By Chris Matthews
Tuesday, January 18, 2011;
A vigorous debate over the role of government is always at the heart of our democracy. Since the shootings in Arizona, however, many have said that our partisan ferocity is unhealthy.
So it seems like a good time to reflect on Ronald Reagan and Tip O'Neill. It would serve us well to understand how these very different politicians managed to temper their philosophical divide with a public, and sometimes personal, cordiality.
About this time of year three decades ago, Reagan went to the Capitol to deliver the State of the Union address. His designated "holding room" was the speaker's ceremonial office just off the House floor. I was a senior aide to the speaker, and I thought a little kidding was in order.
"Mr. President, welcome to the room where we plot against you," I said.
"Oh, no, not after 6," he replied. "The speaker says that here in Washington we're all friends after 6."
Reagan was warm - and he meant his words. For years, he and O'Neill engaged in tough partisan competition. They gave no quarter and expected none. The president believed that government wasn't the solution; it was the problem. The House speaker believed that people, especially the old, the sick and the young, needed help along the way.
There was something the American people liked about this test of wills. Voters saw these political heavyweights jousting over ideas and dealing with each other as worthy opponents. Citizens clearly felt satisfied that these politicians were fighting the good fight on their behalf.
Reagan had a basic philosophy: Cut taxes, cut the size of government and beat the Soviets. Tip believed that Social Security had alleviated the fear millions once had of old age, and that the GI Bill and other government programs built the American middle class. Yet, occasionally, the two found common ground.
"Tip had the last word and it was good one," Reagan jotted in his diary after one meeting. Another entry: "I'm having more luck with Demos than Repubs. Asked O'Neill if I could address a joint session next week. He agreed."
To soften the edges, they would share lunches from time to time, and always on St. Patrick's Day.
"It's Tip's birthday and we had a good time telling stories - Irish stories," Reagan wrote. That lunch, his aide Ken Duberstein later told me, lasted till 3 p.m.
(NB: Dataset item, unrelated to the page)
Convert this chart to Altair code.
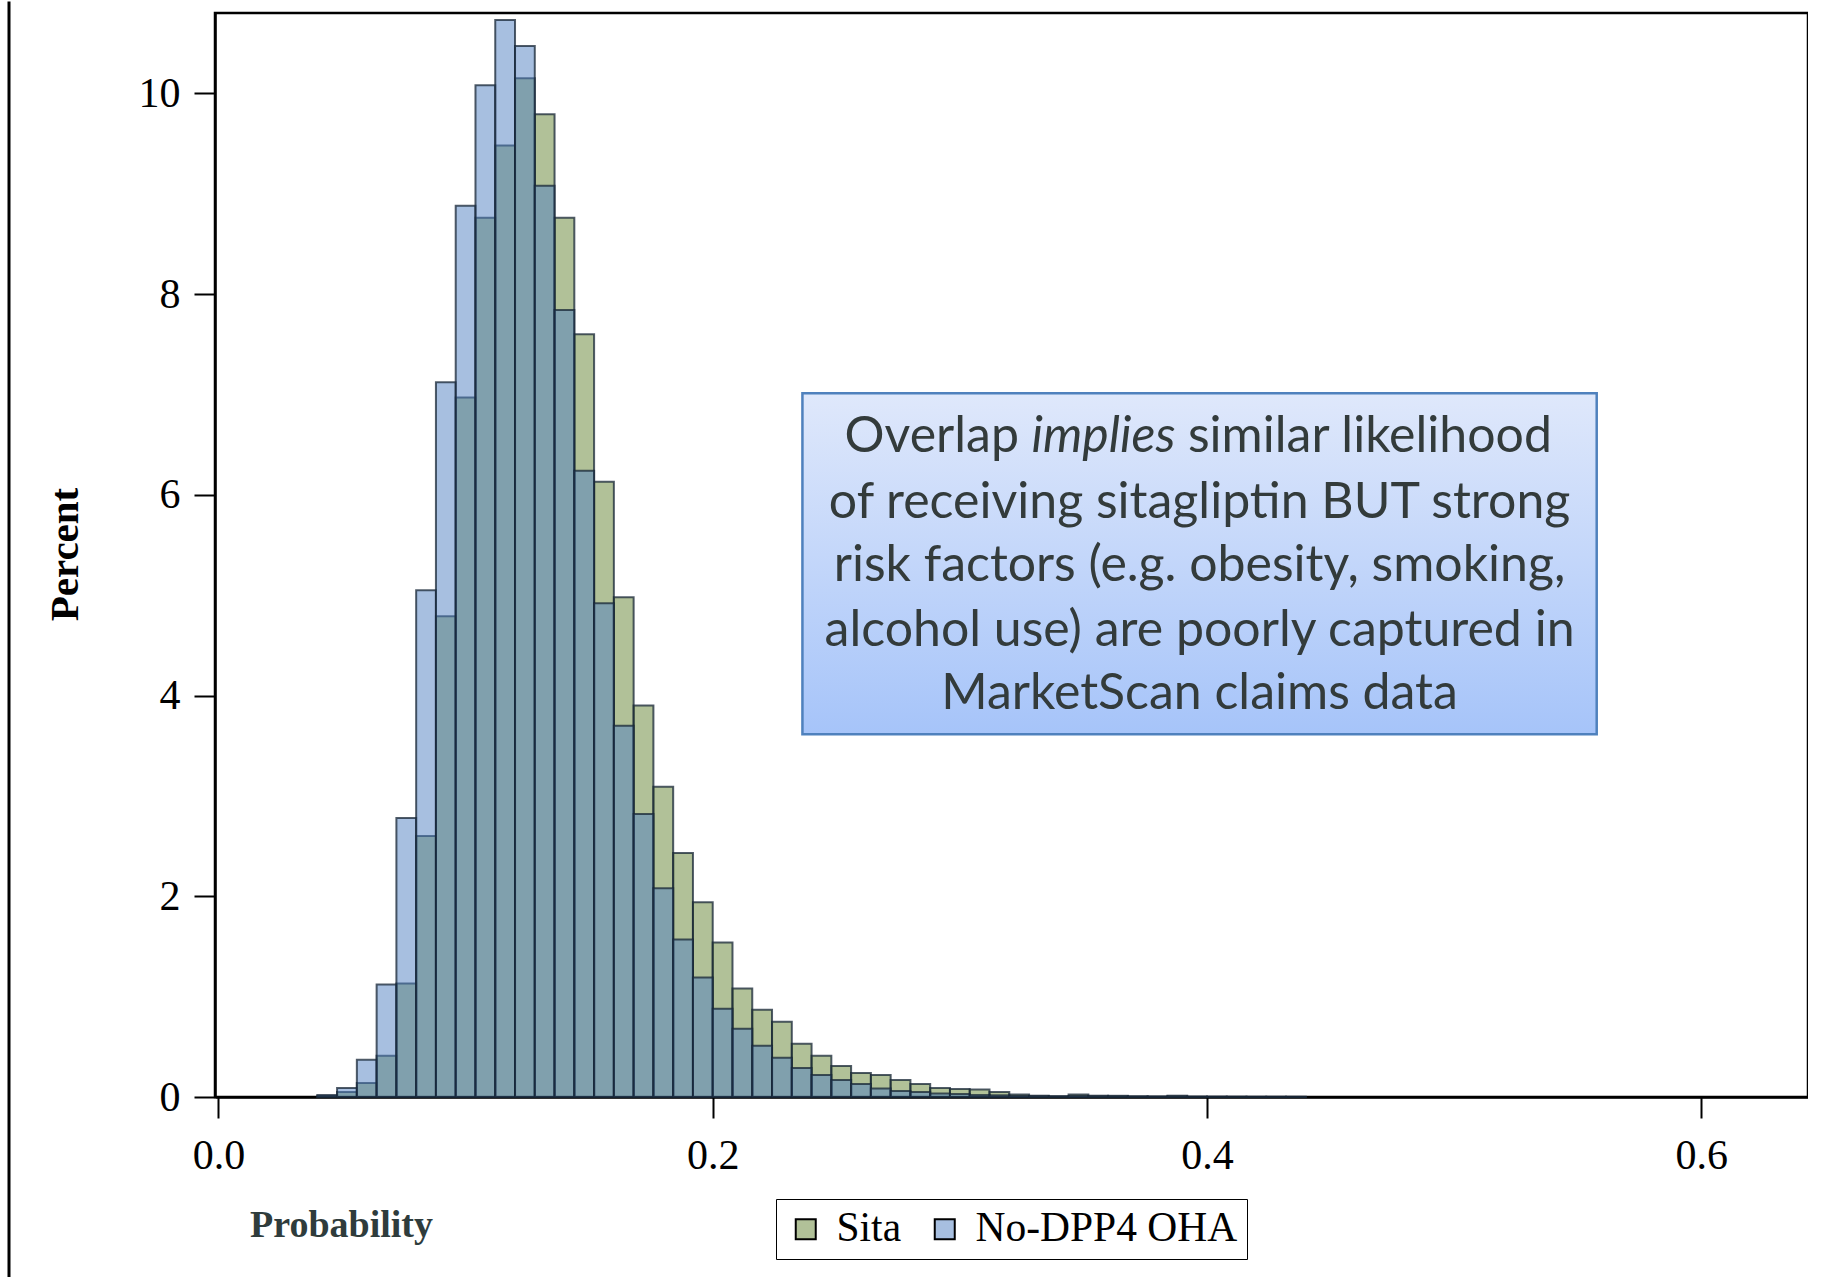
import altair as alt
import pandas as pd

# Histogram of propensity scores, two treatment groups, bin width 0.008
BIN_WIDTH = 0.008
FIRST_BIN = 5  # first drawn bin starts at 5 * 0.008 = 0.040

series_names = ["Sita", "No-DPP4 OHA"]
fill_colors = ["rgba(99,131,49,0.5)", "rgba(79,127,193,0.5)"]

sita_pct = [
    0.01, 0.05, 0.14, 0.41, 1.13, 2.60, 4.79, 6.97, 8.76, 9.48,
    10.15, 9.79, 8.76, 7.60, 6.13, 4.98, 3.90, 3.09, 2.43, 1.94,
    1.54, 1.08, 0.87, 0.75, 0.53, 0.41, 0.31, 0.24, 0.22, 0.17,
    0.13, 0.09, 0.08, 0.075, 0.05, 0.025, 0.013, 0.008, 0.025, 0.013,
    0.012, 0.006, 0.005, 0.013, 0.004, 0.003, 0.003, 0.002, 0.002, 0.002,
]
nodpp4_pct = [
    0.02, 0.09, 0.37, 1.12, 2.78, 5.05, 7.12, 8.88, 10.08, 10.73,
    10.47, 9.08, 7.84, 6.24, 4.92, 3.70, 2.82, 2.08, 1.57, 1.19,
    0.88, 0.68, 0.51, 0.39, 0.29, 0.22, 0.17, 0.13, 0.085, 0.06,
    0.05, 0.035, 0.03, 0.02, 0.017, 0.01, 0.007, 0.004, 0.01, 0.006,
    0.005, 0.004, 0.003, 0.005, 0.002, 0.002, 0.001, 0.001, 0.001, 0.001,
]

x_ticks = [0.0, 0.2, 0.4, 0.6]
y_ticks = [0, 2, 4, 6, 8, 10]

note_lines = [
    "of receiving sitagliptin BUT strong",
    "risk factors (e.g. obesity, smoking,",
    "alcohol use) are poorly captured in",
    "MarketScan claims data",
]
note_line_y = [5.916, 5.288, 4.643, 4.011]
note_first_y = 6.571
note_center_x = 0.397

rows = []
for name, values in zip(series_names, [sita_pct, nodpp4_pct]):
    for i, v in enumerate(values):
        lo = round((FIRST_BIN + i) * BIN_WIDTH, 4)
        rows.append({"series": name, "lo": lo, "hi": round(lo + BIN_WIDTH, 4), "pct": v})
hist = pd.DataFrame(rows)

x_scale = alt.Scale(domain=[-0.0014, 0.6432], nice=False, zero=False)
y_scale = alt.Scale(domain=[0, 10.8], nice=False, zero=True)

SERIF = "Liberation Serif"

bars = alt.Chart(hist).mark_bar(
    stroke="#172635", strokeWidth=2, strokeOpacity=0.75
).encode(
    x=alt.X(
        "lo:Q", scale=x_scale, title="Probability",
        axis=alt.Axis(
            values=x_ticks, format=".1f", labelPadding=17,
            titleFont=SERIF, titleFontSize=38, titleFontWeight="bold",
            titleColor="#2f3c3c", titleX=126, titleY=128,
            titleAlign="center", titleBaseline="middle",
        ),
    ),
    x2="hi:Q",
    y=alt.Y(
        "pct:Q", scale=y_scale, stack=None, title="Percent",
        axis=alt.Axis(
            values=y_ticks, format="d", labelPadding=14,
            titleFont=SERIF, titleFontSize=41, titleFontWeight="bold",
            titleColor="black", titleX=-150, titleY=541, titleAngle=270,
            titleAlign="center", titleBaseline="middle",
        ),
    ),
    y2=alt.datum(0),
    color=alt.Color(
        "series:N",
        scale=alt.Scale(domain=series_names, range=fill_colors),
        legend=alt.Legend(
            title=None, orient="none", legendX=561, legendY=1186,
            direction="horizontal", symbolType="square", symbolSize=400,
            symbolStrokeColor="black", symbolStrokeWidth=2,
            labelFont=SERIF, labelFontSize=41.5, labelColor="black",
            labelOffset=10, labelLimit=600, columnPadding=22, padding=9,
            strokeColor="black", fillColor="white",
        ),
    ),
)

note_box = alt.Chart(
    pd.DataFrame({"x0": [0.2363], "x1": [0.5577], "y0": [7.012], "y1": [3.615]})
).mark_rect(
    fill=alt.Gradient(
        gradient="linear",
        stops=[
            alt.GradientStop(color="#dfe8fb", offset=0),
            alt.GradientStop(color="#a6c4f9", offset=1),
        ],
        x1=0, x2=0, y1=0, y2=1,
    ),
    stroke="#4f81bd", strokeWidth=2.5,
).encode(x="x0:Q", x2="x1:Q", y="y0:Q", y2="y1:Q")

NOTE_FONT = "Lato"
NOTE_SIZE = 50
NOTE_COLOR = "#333b3b"

first_parts = [
    ("Overlap", 0.3239, "right", "normal"),
    ("implies", 0.3581, "center", "italic"),
    ("similar likelihood", 0.3923, "left", "normal"),
]
first_layers = []
for text, xpos, align, style in first_parts:
    first_layers.append(
        alt.Chart(pd.DataFrame({"x": [xpos], "y": [note_first_y], "t": [text]}))
        .mark_text(font=NOTE_FONT, fontSize=NOTE_SIZE, color=NOTE_COLOR,
                   align=align, baseline="middle", fontStyle=style)
        .encode(x="x:Q", y="y:Q", text="t:N")
    )

note_text = alt.Chart(
    pd.DataFrame({"x": [note_center_x] * len(note_lines), "y": note_line_y, "t": note_lines})
).mark_text(
    font=NOTE_FONT, fontSize=NOTE_SIZE, color=NOTE_COLOR, align="center", baseline="middle"
).encode(x="x:Q", y="y:Q", text="t:N")

# full-height rule along the left edge of the figure
edge_rule = alt.Chart(pd.DataFrame({"a": [0]})).mark_rule(
    color="black", strokeWidth=3
).encode(x=alt.value(-206), y=alt.value(-11.5), y2=alt.value(1264))

chart = alt.layer(
    bars, note_box, *first_layers, note_text, edge_rule
).properties(
    width=1593, height=1084,
    padding={"left": 7, "top": 0, "right": 0, "bottom": 0},
    background="white",
).configure_view(
    stroke="black", strokeWidth=2.5
).configure_axis(
    domainColor="black", domainWidth=2.5, tickColor="black", tickWidth=2,
    tickSize=21, labelFont=SERIF, labelFontSize=42, labelColor="black", grid=False,
)

chart.save("out.html", embed_options={"renderer": "svg", "actions": False})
Their disagreements over the country's direction were impassioned and sincere.
"I called Tip O'Neill. I'm not sure he's ready to give in," the Gipper once wrote. "Tip is truly a New Deal liberal. He honestly believes that we're promoting welfare for the rich."
The speaker got frustrated more than once. He would come back from White House meetings complaining that the president read everything "off three-by-five index cards."
But consider the bond some Reagan diary entries suggest: "Tip and I got into Donnybrook. I really had my dander up. The worst of it is Tip O'Neill doesn't have the facts of what was in the budget. Besides he doesn't listen."
"Tip is a real pol," Reagan wrote after one St. Patrick's Day lunch. "He can really like you personally and be a friend while politically trying to beat your head in."
Here's Tip on Reagan: "Away from politics, he's a charmer."
There was something there I miss today. They argued, but they were always able to talk. And there were important times for the country when they put their heads together. When Reagan took office wanting to push cuts in taxes and domestic spending, Tip refused to play games. There was no filibustering, no efforts to jam up the system. Reagan deserved his time at bat.
In Reagan's second year, a deepening recession had put his policies in question, and the Democratic speaker had the upper hand. "Tip O'Neill made a speech to Republicans telling them why they should support me. It seemed strange - both of us on the same side," Reagan wrote.
In 1983, after a big Democratic victory in the midterms, both backed the bipartisan solution to keeping Social Security sustainable. Later, in a joint effort, they passed a historic tax reform.
Reagan would later say that he recognized Mikhail Gorbachev as a different kind of Soviet leader - and that it reminded him of his relationship with Tip.
Tip's daughter Susan recently told me about her father's feelings toward Reagan: "He liked him."
When Reagan spoke at Tip's goodbye party in 1986, he said: "Mr. Speaker, I'm grateful you have permitted me in the past and I hope in the future that singular honor - the honor of calling you my friend."
I didn't get the full picture on this fascinating relationship until much later. After the assassination attempt, Reagan was in far worse shape than was publicly known when Tip arrived at the hospital. Max Friedersdorf, the president's congressional liaison, was alone across the room.
In a letter to me, Max described how the speaker went to Reagan's bedside, took hold of both his hands and knelt. "Thanks for coming, Tip," he heard the president whisper.
The two recited together the 23rd Psalm. Tip rose, kissed Reagan on the forehead and said he didn't want to keep him from his rest.
Max shared this story long after both men were gone. It would have been good to hear earlier - because it shows how deeply these political giants recognized and honored their shared humanity, despite their stark differences of philosophy.
It is a joy to savor it now.
Chris Matthews hosts "Hardball"on MSNBC and "The Chris Matthews Show." He was a senior aide to House Speaker Thomas P. "Tip" O'Neill Jr. from 1981 through 1987.